Hmm, I changed it to key: {:RSAPrivateKey, X509.PrivateKey.to_der(key, wrap: false)} and it still works. Looking at the surrounding code it really was just to support different key types with one code path. So that probably won’t make a difference for you.

Which OTP version are you on?

2 Likes

So it turned out that the code above was perfectly valid like it was supposed to be :slight_smile:

After posting here I’ve decided to move along with fs-based way but after getting @voltone ’s hint (thank you!) I’ve again put together the code posted above and it worked. I must’ve made some silly mistake after doing 100 iterations with varying cert payloads or had inconsistency in certs table.

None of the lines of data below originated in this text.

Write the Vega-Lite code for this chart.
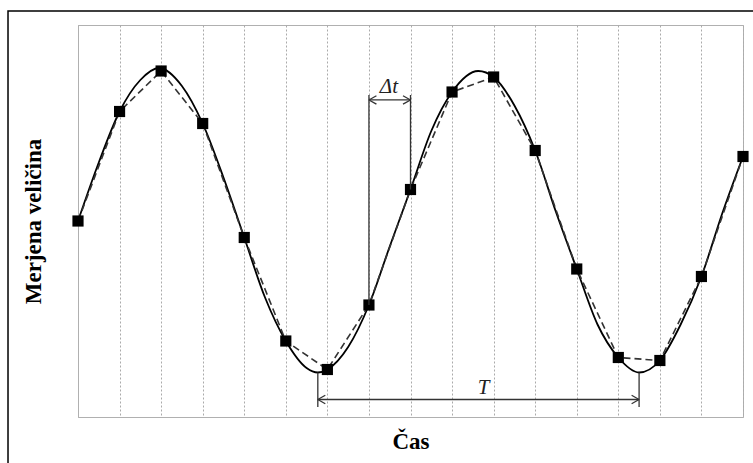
{
  "$schema": "https://vega.github.io/schema/vega-lite/v6.json",
  "width": 665,
  "height": 392,
  "autosize": {"type": "none"},
  "padding": {"left": 78, "top": 25, "right": 10, "bottom": 46},
  "background": "white",
  "config": {"view": {"stroke": "#b0b0b0", "strokeWidth": 1}, "font": "Liberation Serif"},
  "datasets": {
    "samples": [
      {"x": 0, "v": 0.0}, {"x": 1, "v": 0.73}, {"x": 2, "v": 1.0}, {"x": 3, "v": 0.65},
      {"x": 4, "v": -0.11}, {"x": 5, "v": -0.8}, {"x": 6, "v": -0.99}, {"x": 7, "v": -0.56},
      {"x": 8, "v": 0.21}, {"x": 9, "v": 0.86}, {"x": 10, "v": 0.96}, {"x": 11, "v": 0.47},
      {"x": 12, "v": -0.32}, {"x": 13, "v": -0.91}, {"x": 14, "v": -0.93}, {"x": 15, "v": -0.37},
      {"x": 16, "v": 0.43}
    ],
    "curve": [
      {"x": 0, "v": 0.0}, {"x": 0.5, "v": 0.39}, {"x": 1, "v": 0.73}, {"x": 1.5, "v": 0.94},
      {"x": 1.95, "v": 1.02}, {"x": 2.5, "v": 0.9}, {"x": 3, "v": 0.65}, {"x": 3.5, "v": 0.29},
      {"x": 4, "v": -0.11}, {"x": 4.5, "v": -0.51}, {"x": 5, "v": -0.8}, {"x": 5.5, "v": -0.98},
      {"x": 5.77, "v": -1.01}, {"x": 6, "v": -0.99}, {"x": 6.5, "v": -0.84}, {"x": 7, "v": -0.56},
      {"x": 7.5, "v": -0.17}, {"x": 8, "v": 0.21}, {"x": 8.5, "v": 0.6}, {"x": 9, "v": 0.86},
      {"x": 9.63, "v": 1.0}, {"x": 10, "v": 0.96}, {"x": 10.5, "v": 0.77}, {"x": 11, "v": 0.47},
      {"x": 11.5, "v": 0.06}, {"x": 12, "v": -0.32}, {"x": 12.5, "v": -0.69}, {"x": 13, "v": -0.91},
      {"x": 13.5, "v": -1.01}, {"x": 14, "v": -0.93}, {"x": 14.5, "v": -0.69}, {"x": 15, "v": -0.37},
      {"x": 15.5, "v": 0.05}, {"x": 16, "v": 0.43}
    ],
    "rules": [
      {"x": 7, "v": 0.84, "x2": 7, "v2": -0.56},
      {"x": 8, "v": 0.84, "x2": 8, "v2": 0.21},
      {"x": 7, "v": 0.807, "x2": 8, "v2": 0.807},
      {"x": 5.77, "v": -1.01, "x2": 5.77, "v2": -1.24},
      {"x": 13.5, "v": -1.01, "x2": 13.5, "v2": -1.24},
      {"x": 5.77, "v": -1.19, "x2": 13.5, "v2": -1.19},
      {"x": 7, "v": 0.807, "x2": 7.18, "v2": 0.835},
      {"x": 7, "v": 0.807, "x2": 7.18, "v2": 0.779},
      {"x": 8, "v": 0.807, "x2": 7.82, "v2": 0.835},
      {"x": 8, "v": 0.807, "x2": 7.82, "v2": 0.779},
      {"x": 5.77, "v": -1.19, "x2": 5.95, "v2": -1.162},
      {"x": 5.77, "v": -1.19, "x2": 5.95, "v2": -1.218},
      {"x": 13.5, "v": -1.19, "x2": 13.32, "v2": -1.162},
      {"x": 13.5, "v": -1.19, "x2": 13.32, "v2": -1.218}
    ],
    "labels": [
      {"x": 7.48, "v": 0.853, "label": "Δt"},
      {"x": 9.76, "v": -1.153, "label": "T"}
    ],
    "frame": [
      {"x": -1.684, "v": 1.4, "x2": 17, "v2": -1.8}
    ]
  },
  "encoding": {
    "x": {
      "field": "x", "type": "quantitative",
      "scale": {"domain": [0, 16], "nice": false, "zero": false},
      "axis": {
        "title": "Čas", "labels": false, "ticks": false, "domain": true, "domainColor": "#b0b0b0",
        "grid": true, "values": [0,1,2,3,4,5,6,7,8,9,10,11,12,13,14,15,16],
        "gridDash": [2, 2], "gridColor": "#aaaaaa", "gridWidth": 1,
        "titleFont": "Liberation Serif", "titleFontSize": 23, "titleFontWeight": "bold",
        "titleColor": "#000000", "titlePadding": 13
      }
    },
    "y": {
      "field": "v", "type": "quantitative",
      "scale": {"domain": [-1.3067, 1.3067], "nice": false, "zero": false},
      "axis": {
        "title": "Merjena veličina", "labels": false, "ticks": false, "grid": false,
        "domain": true, "domainColor": "#b0b0b0",
        "titleFont": "Liberation Serif", "titleFontSize": 23, "titleFontWeight": "bold",
        "titleColor": "#000000", "titlePadding": 33
      }
    }
  },
  "layer": [
    {
      "data": {"name": "frame"},
      "mark": {"type": "rect", "filled": false, "stroke": "#000000", "strokeWidth": 1.5, "clip": false},
      "encoding": {"x2": {"field": "x2"}, "y2": {"field": "v2"}}
    },
    {
      "data": {"name": "curve"},
      "mark": {"type": "line", "interpolate": "monotone", "color": "#000000", "strokeWidth": 1.8}
    },
    {
      "data": {"name": "samples"},
      "mark": {"type": "line", "color": "#333333", "strokeWidth": 1.6, "strokeDash": [7, 4]}
    },
    {
      "data": {"name": "samples"},
      "mark": {"type": "point", "shape": "square", "filled": true, "size": 125, "color": "#000000", "opacity": 1}
    },
    {
      "data": {"name": "rules"},
      "mark": {"type": "rule", "color": "#333333", "strokeWidth": 1.3},
      "encoding": {"x2": {"field": "x2"}, "y2": {"field": "v2"}}
    },
    {
      "data": {"name": "labels"},
      "mark": {"type": "text", "font": "Liberation Serif", "fontStyle": "italic", "fontSize": 21, "align": "center", "baseline": "alphabetic", "color": "#222222"},
      "encoding": {"text": {"field": "label"}}
    }
  ]
}
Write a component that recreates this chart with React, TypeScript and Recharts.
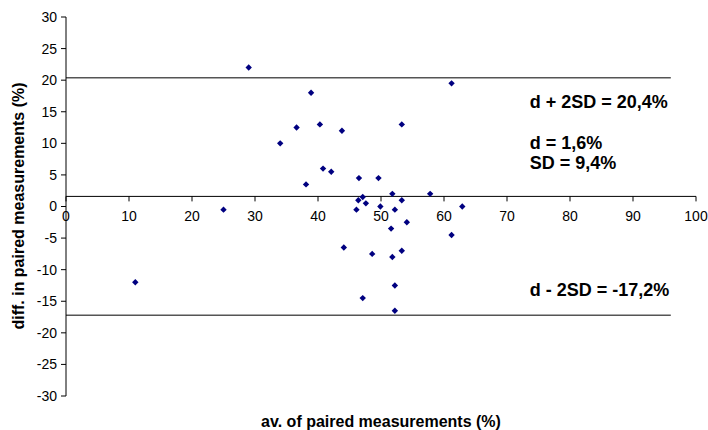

Anyway, it took many hours to put this together so I hope my code helps others. It’s surprising that this is such an undocumented subject considering elixir and phoenix are a perfect match for building scalable servers that terminate ssl for multiple domains. I’ll consider turning this into a library or a blog post (or both).

Again, thanks @voltone for taking your time! And making me do the last lucky shot :slight_smile:

2 Likes

I actually do this for a hobby project that is utilizing GitHub - sasa1977/site_encrypt: Integrated certification via Let's encrypt for Elixir-powered sites

I now know where my mistake came from. It turns out that any exception raised in sni_fun is muted and instead the :malformed_handshake_data is produced in logs, giving no clue about an error in the callback, which I probably had in the pre-last iteration but fixed by rewriting the code. This is super-confusing and I don’t even know where this error is muted seeing that the SSL termination part of Phoenix endpoint falls somewhere between cowboy, ranch and erlang’s ssl module…

@axelson Yeah, I saw site_encrypt but wanted a database-centered solution, seeing that as easiest & most obvious way to store multiple certs in Phoenix + Ecto + Postgres app. I’m not a SSL expert so please correct me if I’m wrong but seems to me that site_encrypt doesn’t cover this case (i.e. dynamic certfificate issuing without server restarts and with certs instantly distributed among multiple server instances).